Selama seluruh proses: jaga komunikasi terbuka dengan mitra, dokumentasikan lesson learned, dan jangan ragu untuk menyesuaikan model berdasarkan pasar. Mulai kecil, bukti hasil, lalu skalakan-itulah prinsip pragmatis bagi model baru seperti franchise ebook.

Kesimpulan

Apakah franchise ebook mungkin? Jawabannya: mungkin, tetapi dengan catatan bahwa istilah “franchise” harus disesuaikan dengan realitas produk digital. Lebih sering, yang realistis adalah model franchise-like yang menggabungkan lisensi konten, paket operasional, pelatihan instruktur, dan dukungan teknologi-daripada meniru model franchise ritel secara literal. Keberhasilan model semacam ini bergantung pada tiga hal utama: kualitas dan relevansi konten yang tak mudah digantikan, struktur kontrak dan perlindungan hak cipta yang kuat, serta kemampuan franchisor menyediakan dukungan operasional dan mekanisme pengawasan kualitas.

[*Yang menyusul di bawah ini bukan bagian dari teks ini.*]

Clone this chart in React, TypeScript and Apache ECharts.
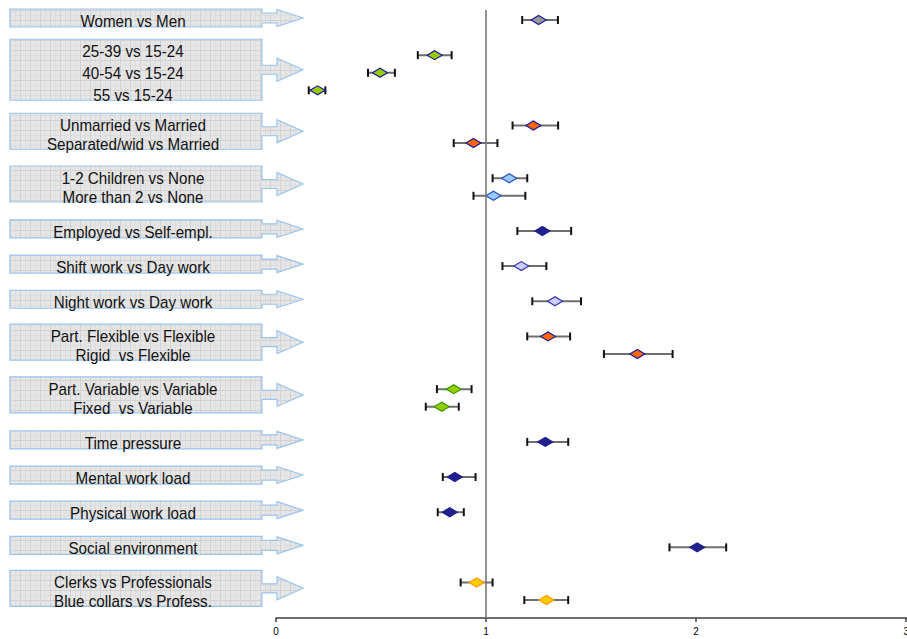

Praktik terbaik meliputi: memulai dengan pilot kecil yang terukur; menyiapkan dokumen legal yang jelas (lisensi, klausul audit, mekanisme termination); investasi pada sistem teknologi untuk distribusi dan pelaporan; membangun program train-the-trainer dan sertifikasi; serta merancang struktur pendapatan yang adil (franchise fee, royalty, subscription, atau kombinasi). Risiko utama-pembajakan, variasi kualitas, serta tantangan regulasi-dapat dimitigasi melalui kombinasi strategi teknis, hukum, dan manajerial.

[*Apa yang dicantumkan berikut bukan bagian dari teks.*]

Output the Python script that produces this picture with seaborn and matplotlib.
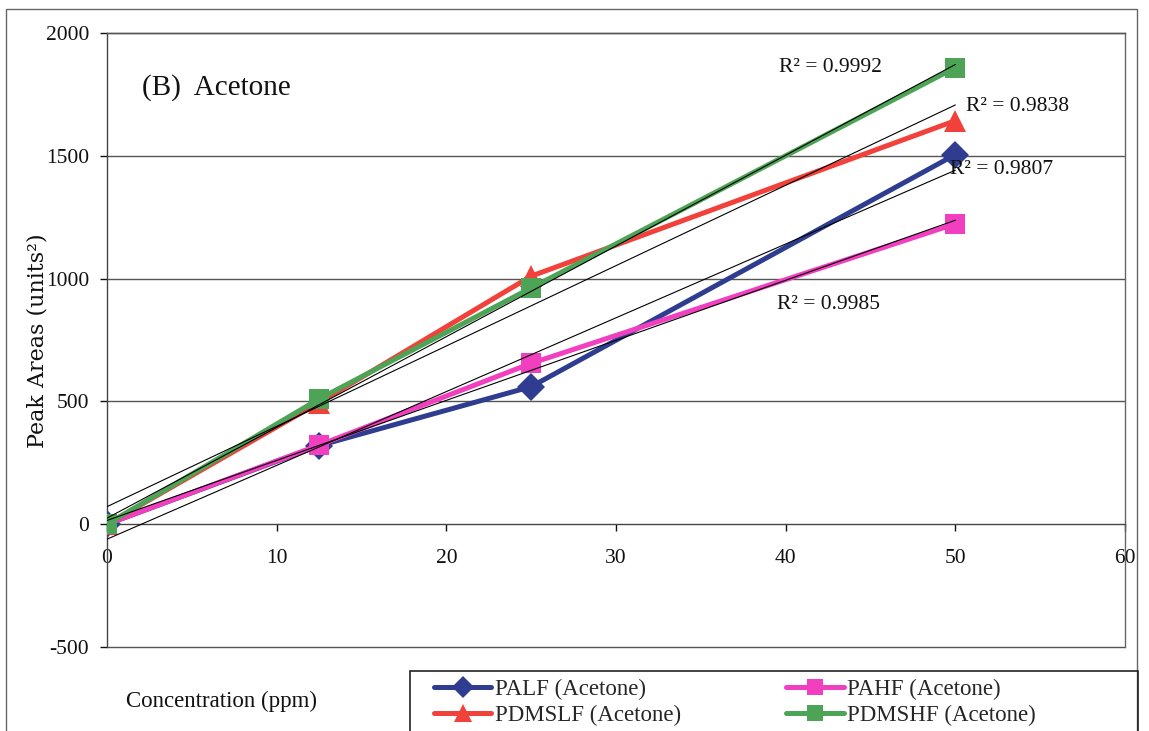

Bagi penulis, penerbit, dan startup edukasi yang ingin menjajaki peluang ini, saran praktis adalah mulai dari model lisensi atau white-label untuk menguji permintaan, lalu berkembang ke model lebih terintegrasi bila ada bukti permintaan institusional dan kesiapan operasional. Dengan pendekatan bertahap, pengukuran yang tepat, dan komitmen pada kualitas, konsep franchise ebook dapat berubah dari gagasan teoretis menjadi model bisnis yang memberi manfaat ganda: skalabilitas pendapatan bagi pemilik konten dan kemampuan lembaga pelatihan menyediakan materi berkualitas secara cepat. Pada akhirnya, kunci sukses adalah adaptasi: menafsirkan prinsip-prinsip franchise ke bahasa digital-bukan menyalinnya secara mentah-sehingga model yang lahir relevan, praktis, dan tahan lama.